-- begin Records shown --
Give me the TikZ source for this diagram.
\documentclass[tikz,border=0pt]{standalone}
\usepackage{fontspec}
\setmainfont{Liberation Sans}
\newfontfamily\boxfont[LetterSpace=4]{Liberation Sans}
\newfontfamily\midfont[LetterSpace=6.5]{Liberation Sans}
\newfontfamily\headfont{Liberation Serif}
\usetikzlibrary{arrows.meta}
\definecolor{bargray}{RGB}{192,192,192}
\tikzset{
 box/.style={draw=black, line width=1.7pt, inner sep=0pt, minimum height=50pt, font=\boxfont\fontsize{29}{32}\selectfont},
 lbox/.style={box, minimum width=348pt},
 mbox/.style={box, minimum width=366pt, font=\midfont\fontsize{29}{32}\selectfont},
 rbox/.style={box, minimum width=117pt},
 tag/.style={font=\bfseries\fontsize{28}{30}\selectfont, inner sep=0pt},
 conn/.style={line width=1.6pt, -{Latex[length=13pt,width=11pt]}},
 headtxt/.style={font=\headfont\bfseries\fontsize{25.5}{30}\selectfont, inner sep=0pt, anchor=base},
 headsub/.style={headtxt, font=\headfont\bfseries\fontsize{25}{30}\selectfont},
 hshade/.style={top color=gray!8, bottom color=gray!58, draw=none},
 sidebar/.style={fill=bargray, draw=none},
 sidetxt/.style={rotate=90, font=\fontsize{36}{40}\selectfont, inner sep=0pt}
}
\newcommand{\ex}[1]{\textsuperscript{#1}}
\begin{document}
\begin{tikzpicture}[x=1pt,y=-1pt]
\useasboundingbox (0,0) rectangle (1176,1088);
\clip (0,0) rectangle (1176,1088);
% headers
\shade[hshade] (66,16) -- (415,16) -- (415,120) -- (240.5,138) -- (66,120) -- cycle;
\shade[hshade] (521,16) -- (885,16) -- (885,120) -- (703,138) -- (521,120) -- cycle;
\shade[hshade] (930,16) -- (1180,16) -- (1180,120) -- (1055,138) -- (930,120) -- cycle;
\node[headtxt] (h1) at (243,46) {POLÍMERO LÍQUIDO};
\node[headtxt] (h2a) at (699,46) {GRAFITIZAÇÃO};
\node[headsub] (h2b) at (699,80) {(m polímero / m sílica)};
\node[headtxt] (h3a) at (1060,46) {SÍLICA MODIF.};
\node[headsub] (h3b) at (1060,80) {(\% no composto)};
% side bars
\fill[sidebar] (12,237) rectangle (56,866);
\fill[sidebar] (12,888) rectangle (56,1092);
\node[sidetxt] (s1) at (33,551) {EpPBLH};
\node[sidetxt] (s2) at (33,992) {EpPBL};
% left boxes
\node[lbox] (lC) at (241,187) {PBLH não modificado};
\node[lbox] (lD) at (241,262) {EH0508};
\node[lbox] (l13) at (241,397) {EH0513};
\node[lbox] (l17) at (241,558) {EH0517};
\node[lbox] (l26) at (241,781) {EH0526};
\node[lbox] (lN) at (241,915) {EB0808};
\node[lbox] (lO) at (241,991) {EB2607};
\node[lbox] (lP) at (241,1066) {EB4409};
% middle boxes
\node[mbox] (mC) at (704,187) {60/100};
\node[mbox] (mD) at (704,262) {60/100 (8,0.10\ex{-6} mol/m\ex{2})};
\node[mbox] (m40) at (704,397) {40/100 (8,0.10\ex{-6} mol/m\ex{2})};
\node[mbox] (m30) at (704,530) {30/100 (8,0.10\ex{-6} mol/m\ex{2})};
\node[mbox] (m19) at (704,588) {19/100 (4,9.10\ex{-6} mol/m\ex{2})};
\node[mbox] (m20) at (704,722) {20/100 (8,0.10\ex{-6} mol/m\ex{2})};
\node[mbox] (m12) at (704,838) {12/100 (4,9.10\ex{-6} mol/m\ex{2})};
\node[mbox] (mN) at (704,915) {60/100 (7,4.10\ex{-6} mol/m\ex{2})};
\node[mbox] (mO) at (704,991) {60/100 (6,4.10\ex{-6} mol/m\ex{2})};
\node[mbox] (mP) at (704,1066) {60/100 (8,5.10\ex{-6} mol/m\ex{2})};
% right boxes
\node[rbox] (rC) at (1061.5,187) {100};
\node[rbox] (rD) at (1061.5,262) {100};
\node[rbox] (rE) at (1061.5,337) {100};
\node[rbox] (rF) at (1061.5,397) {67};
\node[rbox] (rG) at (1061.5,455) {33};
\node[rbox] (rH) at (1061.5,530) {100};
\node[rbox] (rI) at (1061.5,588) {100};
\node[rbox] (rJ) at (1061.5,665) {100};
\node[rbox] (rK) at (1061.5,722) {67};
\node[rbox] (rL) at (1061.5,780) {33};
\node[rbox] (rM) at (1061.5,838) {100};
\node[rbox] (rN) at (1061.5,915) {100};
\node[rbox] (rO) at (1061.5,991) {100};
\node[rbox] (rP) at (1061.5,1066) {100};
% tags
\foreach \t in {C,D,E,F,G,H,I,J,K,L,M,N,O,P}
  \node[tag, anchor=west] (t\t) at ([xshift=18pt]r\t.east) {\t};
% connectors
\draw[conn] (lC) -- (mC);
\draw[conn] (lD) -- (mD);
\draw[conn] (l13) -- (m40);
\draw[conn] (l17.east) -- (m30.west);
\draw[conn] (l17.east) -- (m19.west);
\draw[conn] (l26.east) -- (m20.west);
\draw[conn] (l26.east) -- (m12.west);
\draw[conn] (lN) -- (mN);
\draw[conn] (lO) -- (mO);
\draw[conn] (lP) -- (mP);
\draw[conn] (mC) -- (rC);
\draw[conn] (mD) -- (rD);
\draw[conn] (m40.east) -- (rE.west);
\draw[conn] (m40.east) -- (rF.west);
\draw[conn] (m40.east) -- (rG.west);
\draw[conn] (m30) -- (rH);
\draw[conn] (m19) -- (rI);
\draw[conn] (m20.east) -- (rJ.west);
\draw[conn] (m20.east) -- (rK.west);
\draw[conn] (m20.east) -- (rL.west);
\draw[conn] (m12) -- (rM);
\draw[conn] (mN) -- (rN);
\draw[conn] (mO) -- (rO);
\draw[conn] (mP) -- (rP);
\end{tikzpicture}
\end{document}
-- end Records shown --
-- begin Records shown --
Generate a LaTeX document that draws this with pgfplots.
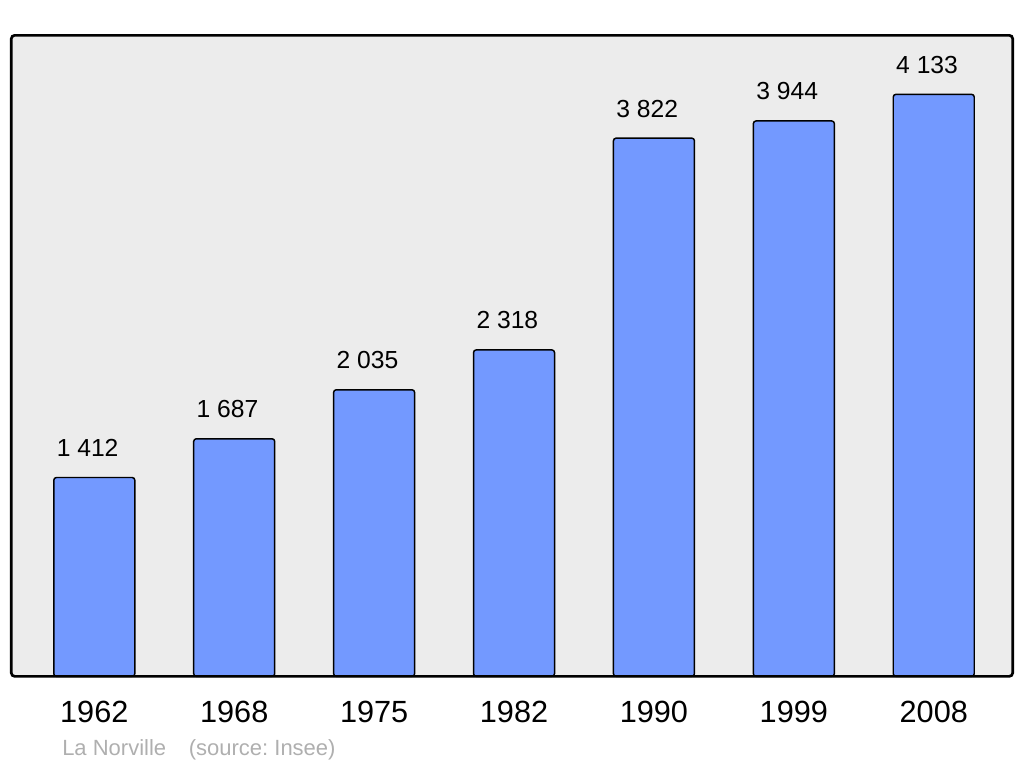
-- end Records shown --
— Your goal —
Look through the entries and return every line where "this" appears.

— Result below —
Give me the TikZ source for this diagram.
Generate a LaTeX document that draws this with pgfplots.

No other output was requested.